L'orthoplant est une vis de titane de 3,3 mm de diamètre disponible en deux longueurs (4 et 6 mm). Une arche transpalatine (ATP) s'agrégeant à l'implant assure un ancrage maximal autorisant les corrections orthodontiques même en l'absence d'édentation. Le patient, porteur d'une force extra-orale ostentatoire, peut alors s'en dispenser, améliorant par là-même son apparence et sa participation au traitement. L'orthoplant est un implant à surface rugueuse (SLA) et l'indication de son emploi la plus classique est la classe II d'Angle.

Ses avantages sont :

- suppression de l'engagement du patient à supporter des dispositifs intra et extraoraux ;

- prévisibilité des résultats des traitements ;

- esthétique positive du dispositif ;

- minimalisme de l'appareillage orthodontique (fig. 15).
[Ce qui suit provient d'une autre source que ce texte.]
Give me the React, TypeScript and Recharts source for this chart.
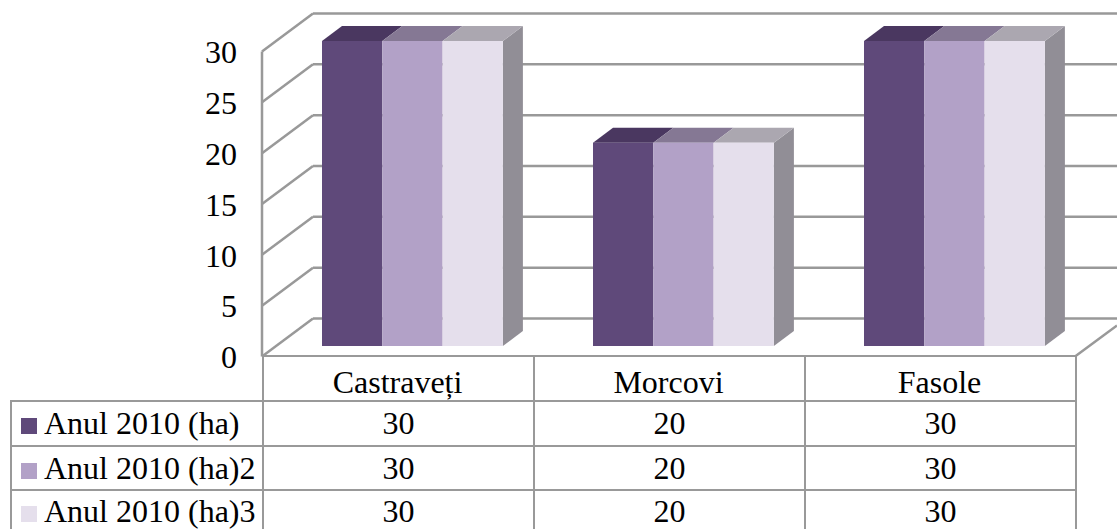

Enfin, pour conclure, citons : Christiaan Ten Bruggenkate qui, dans Anatomical aspects and treatment planning for sinus floor elevations, suggère à tout implantologiste qui désirerait réaliser son premier abord osseux sinusien de s'entraîner d'abord sur la coquille d'un œuf frais avec une grosse fraise boule diamantée ; Frank Higginbottom qui, dans Interim restorations for implant-supported prostheses, ne déconseille pas la mise en charge immédiate à condition de supprimer tout contact occlusal ; Melvyn Schwarz qui, dans Postprosthetic biomechanical and biological implant complications, nous apprend qu'il n'existe, à ce jour, aucun rapport mondial faisant état d'une fracture d'une vis pleine ITI.

« Le temps use l'erreur et polit la vérité », écrivait le duc de Lévis. Promettons-nous d'en apprécier les effets au prochain symposium mondial à Lucerne (Suisse) en l'an 2000.